Rubare per fame non è reato – La Nuova Sardegna 6 maggio 2016
Sono sempre le parole a raccontarci le storie. E ci sono storie che sono racconti, piccoli sussulti di una vita quotidiana barattata con la velocità e l’indifferenza.
Sono solchi sempre più sottili che si dimenticano tra le strade della nostra esistenza, presi come siamo dal rincorrere un vuoto sempre più ampio, impegnati a far piroettare le giornate solo intorno a noi stessi. E non ci rendiamo conto che la vita è anche da altre parti.
Una canzone del 1973, peraltro bellissima, di Fabrizio De André diceva che qualcuno ci aveva insegnato “la meraviglia verso la gente che ruba il pane, ma adesso sappiamo che è un delitto il non rubare quando si ha fame”. Detta così era una bellissima provocazione.
Il furto di cibo, seppure di valore irrisorio, è sempre un furto anche se, ormai si applica l’articolo 54 del codice penale riconoscendo “lo stato di necessità”.
La storia di Roman Ostriakov è diversa.
Molto diversa.
Roman aveva fame. Finito a Genova, tra il mare e la disperazione, alla ricerca di un lavoro che non c’è, con la speranza di trovare qualcuno che si occupasse di lui, che gli desse qualche spicciolo.
Le piroette della nostra vita sfiorano Roman e non lo coinvolgono.
Raggranella qualcosa, giusto qualche euro per un pacco di grissini. Che potrebbero bastare se fossero il complemento ad altri pranzi e ad altre cene. Se fossero il corollario alla normalità. Ma Roman è da qualche giorno che non mangia.

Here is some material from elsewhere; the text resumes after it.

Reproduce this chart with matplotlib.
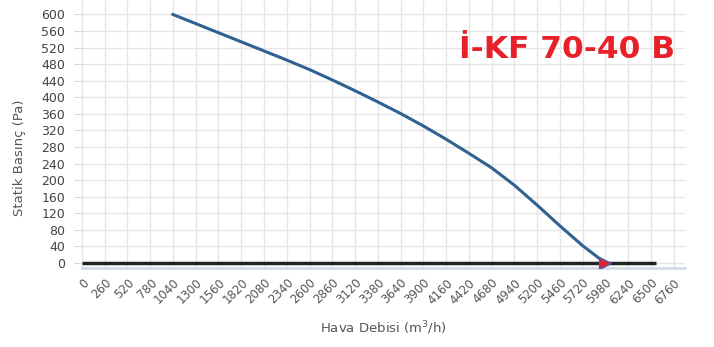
import matplotlib.pyplot as plt
import numpy as np

# fan curve
flow = [1040, 1300, 1560, 1820, 2080, 2340, 2600, 2860, 3120, 3380,
        3640, 3900, 4160, 4420, 4680, 4940, 5200, 5460, 5720, 5980]
pressure = [600, 578, 556, 534, 512, 490, 467, 442, 416, 389,
            361, 331, 299, 265, 230, 188, 140, 90, 42, 0]
zero_x = [0, 6560]
zero_y = [0, 0]
op_x = [5980]
op_y = [0]

xticks = list(range(0, 6761, 260))
yticks = list(range(0, 601, 40))
title = "İ-KF 70-40 B"

fig = plt.figure(figsize=(7.14, 3.47), dpi=100)
ax = fig.add_axes([0.1148, 0.2277, 0.8445, 0.7723])

ax.set_xlim(0, 6890)
ax.set_ylim(-12, 635)
ax.set_xticks(xticks)
ax.set_yticks(yticks)
ax.grid(True, color='#e6e6e6', lw=1.0)
ax.set_axisbelow(True)

for s in ['top', 'right', 'left']:
    ax.spines[s].set_visible(False)
ax.spines['bottom'].set_color('#d3dbe4')
ax.spines['bottom'].set_linewidth(2)

ax.plot(zero_x, zero_y, color='#222222', lw=2.5, solid_capstyle='butt', zorder=3)
ax.plot(flow, pressure, color='#2f6191', lw=2.2, zorder=4)
ax.plot(op_x, op_y, marker='>', ms=8, color='#e8202a', mec='#4a5fa8', mew=1,
        ls='none', zorder=5)

ax.tick_params(axis='y', length=6, color='#d0d8e0', labelsize=9,
               labelcolor='#444444', pad=6)
ax.tick_params(axis='x', length=0, labelsize=8.5, labelcolor='#555555', pad=6)
for lab in ax.get_xticklabels():
    lab.set_rotation(45)
    lab.set_ha('right')
    lab.set_va('top')
    lab.set_rotation_mode('anchor')

ax.set_xlabel('Hava Debisi (m$^3$/h)', fontsize=9.5, color='#555555')
ax.xaxis.set_label_coords(0.5, -0.19)
ax.set_ylabel('Statik Basınç (Pa)', fontsize=9.5, color='#555555')
ax.yaxis.set_label_coords(-0.092, 0.41)

fig.text(0.794, 0.856, title, fontsize=22.5, fontweight='heavy', color='#e8202a',
         ha='center', va='center', family='DejaVu Sans')

fig.savefig('out.png', dpi=100)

Entra in un supermercato gonfio di colori. Di carrelli e di bambini, di piroette di frutta, verdura, scatolette di tonno, latte. E’ come essere un bambino davanti ad una giostra e non avere nessuna possibilità di poter effettuare almeno un giro.
Niente.
Roman ha quei grissini e sa che non possono bastare. Si guarda intorno: un pacco di wurstel e una fetta di formaggio possono aiutare. Ha un buon metro Roman.
Non ruba in eccesso. Solo quello che gli serve per andare avanti, per continuare a sperare dentro una Genova che si accavalla nei caruggi, nelle strettoie della stazione, dentro una Genova che, come altre città italiane, non comprende queste vite sospese.
Così Roman, con quei pochi centesimi che aveva tasca e quel pacco di grissini, si avvicina alla cassa, con in tasca il pacco di wurstel e il pezzo di formaggio.
Può funzionare pensa Roman. Io pago qualcosa. Verso il mio piccolo contributo. E ho fame.
Però le piroette delle nostre esistenze, a volte, forniscono una forza centrifuga e inghiottiscono, anche se solo per un attimo, le vite degli altri.
Proprio in quel momento un cliente osservava le mosse furtive del povero Roman.
Quello straniero, quell’estraneo, quell’uomo sta rubando. Ha messo qualcosa in tasca. Son tutti così. Entrano e rubano, nascondono, non pagano. Non vogliono pagare. E Roman viene fermato, perquisito, scoperto. Denunciato e condannato per 4 euro e 7 centesimi.
Non si ruba neppure quando si ha fame. Sono quei processi dove, davvero, nessuno riesce a trovare le parole. Neppure il Pubblico Ministero che, per mestiere, deve chiedere la condanna.
Sei mesi di carcere e 100 euro di multa.
Però, ed è per questo che la storia deve essere raccontata, il Procuratore della Corte d’Appello di Genova si rivolge alla Cassazione per chiedere uno sconto di pena e la derubricazione del reato da furto lieve a tentato furto.
La Cassazione con la sentenza 18248 scrive una pagina che ha dell’incredibile: assolve Omar Ostriakov perché “il fatto non costituisce reato”.
Non sappiamo che fine ha fatto il povero Omar, trentenne senza fissa dimora. Magari vive nelle strade d’Italia e non sa che rubare quando si ha fame non è più un delitto. Non lo dice solo De André, ma anche un giudice. Una piccola storia che costruisce una morale: la dignità non si condanna.